Beet and Carrot Beers
Tapping into the brewery’s strong relationships with New York farms, Kielty says Big Alice is particularly proud of the beet pilsner and carrot and ginger tart farmhouse brews it has created with produce from Alewife Farm in Kingston.
Brewing With Bees
Brewing with honey is another promising way for craft breweries and farmers to collaborate. “We work with local master beekeeper Tom Wilk of Wilk Apiary to source New York honey for our beers,” says Kielty. He adds that Big Alice Brewing’s honey wit brew took gold in the National Honey Board Honey Beer Competition.
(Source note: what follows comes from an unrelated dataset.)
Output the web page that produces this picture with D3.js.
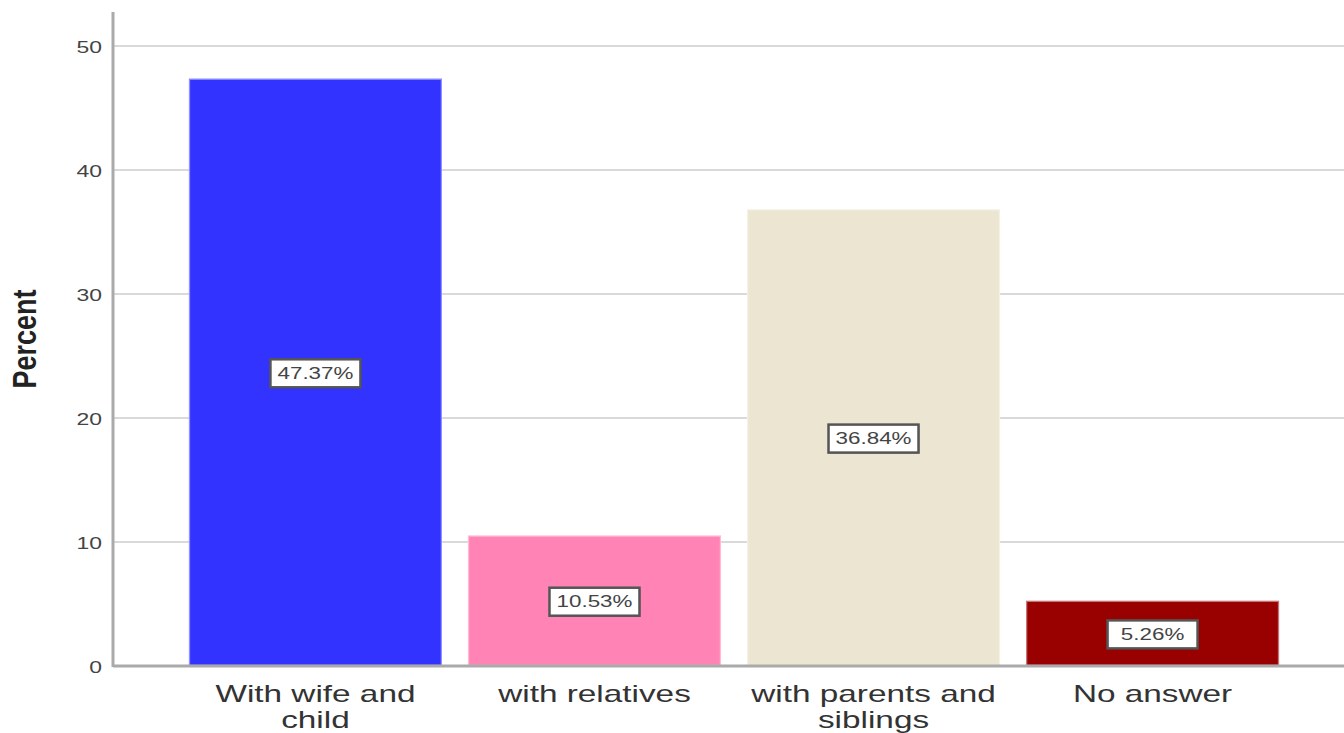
<!DOCTYPE html>
<html><head><meta charset="utf-8">
<script src="https://cdn.jsdelivr.net/npm/d3@7"></script>
<style>body{margin:0;background:#fff}svg{display:block}</style>
</head><body>
<script>
const categories = [["With wife and","child"],["with relatives"],["with parents and","siblings"],["No answer"]];
const values = [47.37, 10.53, 36.84, 5.26];
const colors = ["#3333ff", "#ff83b4", "#ece5d2", "#990000"];
const yTicks = [0, 10, 20, 30, 40, 50];

const W = 1344, H = 733;
const FONT = "Liberation Sans, Arial, sans-serif";
const svg = d3.select("body").append("svg").attr("width", W).attr("height", H);
const x0 = 113, yBase = 666;
const y = d3.scaleLinear().domain([0, 50]).range([yBase, 46]);
const x = d3.scaleBand().domain(d3.range(values.length)).range([x0, 1355]).paddingInner(0.093).paddingOuter(0.272);

// gridlines
svg.append("g").selectAll("line").data(yTicks.filter(d => d > 0)).join("line")
  .attr("x1", x0).attr("x2", W).attr("y1", d => y(d)).attr("y2", d => y(d))
  .attr("stroke", "#d9d9d9").attr("stroke-width", 2);

// y axis ticks (horizontally stretched like the reference)
const yAxis = d3.axisLeft(y).tickValues(yTicks).tickSize(0).tickPadding(0);
const ga = svg.append("g").attr("transform", `translate(${x0},0)`).call(yAxis);
ga.select(".domain").remove();
ga.selectAll("text").attr("font-family", FONT).attr("font-size", 17).attr("fill", "#444")
  .attr("x", 0).attr("transform", "translate(-11,1) scale(1.35,1)");
svg.append("line").attr("x1", x0).attr("x2", x0).attr("y1", 12).attr("y2", yBase + 1)
  .attr("stroke", "#aaa").attr("stroke-width", 3);

// bars
svg.append("g").selectAll("rect").data(values).join("rect")
  .attr("x", (d, i) => x(i)).attr("width", x.bandwidth())
  .attr("y", d => y(d)).attr("height", d => yBase - y(d))
  .attr("fill", (d, i) => colors[i]);
svg.append("g").selectAll("rect").data(values).join("rect")
  .attr("x", (d, i) => x(i) + 0.5).attr("width", x.bandwidth() - 1)
  .attr("y", d => y(d) + 0.5).attr("height", d => yBase - y(d) - 1)
  .attr("fill", "none").attr("stroke", "#fff").attr("stroke-opacity", 0.45).attr("stroke-width", 1.5);

// baseline
svg.append("line").attr("x1", x0).attr("x2", W).attr("y1", yBase).attr("y2", yBase)
  .attr("stroke", "#aaa").attr("stroke-width", 3);

// value labels
const lab = svg.append("g").selectAll("g").data(values).join("g")
  .attr("transform", (d, i) => `translate(${x(i) + x.bandwidth() / 2},${y(d / 2) + 1})`);
lab.append("rect").attr("x", -45).attr("y", -14).attr("width", 90).attr("height", 28)
  .attr("fill", "#000").attr("opacity", 0.25).attr("transform", "translate(1,1)");
lab.append("rect").attr("x", -45).attr("y", -14).attr("width", 90).attr("height", 28)
  .attr("fill", "#fff").attr("stroke", "#555").attr("stroke-width", 2.5);
lab.append("text").attr("text-anchor", "middle").attr("dy", "0.36em")
  .attr("font-family", FONT).attr("font-size", 16).attr("fill", "#444")
  .attr("transform", "scale(1.4,1)")
  .text(d => d.toFixed(2) + "%");

// category labels
const cg = svg.append("g").selectAll("g").data(categories).join("g")
  .attr("transform", (d, i) => `translate(${x(i) + x.bandwidth() / 2},702) scale(1.45,1)`);
cg.append("text").attr("text-anchor", "middle").attr("font-family", FONT)
  .attr("font-size", 23).attr("fill", "#333")
  .selectAll("tspan").data(d => d).join("tspan")
  .attr("x", 0).attr("dy", (d, i) => i === 0 ? 0 : 26).text(d => d);

// y title
svg.append("text").attr("transform", "translate(36,339) rotate(-90) scale(1,1.25)")
  .attr("text-anchor", "middle").attr("font-family", FONT)
  .attr("font-size", 27).attr("font-weight", "bold").attr("fill", "#222").text("Percent");
</script>
</body></html>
A couple of times a year, Big Alice Brewing produces a limited amount of beers that spotlight honey grown on a rooftop just two blocks from the brewery—and Kielty himself can sometimes be seen assisting with honey harvesting. The rooftop hives are an opportunity that came about because of Big Alice’s relationship with the nearby Hellgate Farm.
When Big Alice Brewing Met Hellgate Farm
“Hellgate Farm is a local urban rooftop garden located just blocks from our brewery,” says Kielty, highlighting the way craft beer and farming connections can expand to form a tight network: “I believe we were first linked up with them through our beekeeper, Wilk Apiary. Our first collaboration with Hellgate was giving them spent grain, which they used for compost when building out their planters on the rooftop.”
Since then, Big Alice and Hellgate’s relationship has graduated to the brewery producing small batch cask beers using seasonal ingredients. Plans are afoot to produce a barrel-aged jalapeño rye beer that exclusively uses Hellgate’s rooftop peppers.
The Future of Craft Beer and Local Farms
Kielty says sourcing local ingredients is becoming more important in the craft beer world. He says fostering “long lasting personal relationships” helps bring about “a better understanding of where our ingredients come from.”
Earlier this year during hop harvest, Kielty and another Big Alice brewer, Dominic Sims, went upstate to visit the farms they source their hops from, which includes Chimney Bluffs Hoppery and Pedersen Farms. “To walk through the hop yards picking from the bines as you talk to the farmer, you gain a much more meaningful connection to the ingredients you are using and what it took for them to get to you,” says Kielty. “With that comes a higher respect and understanding that is often overlooked.”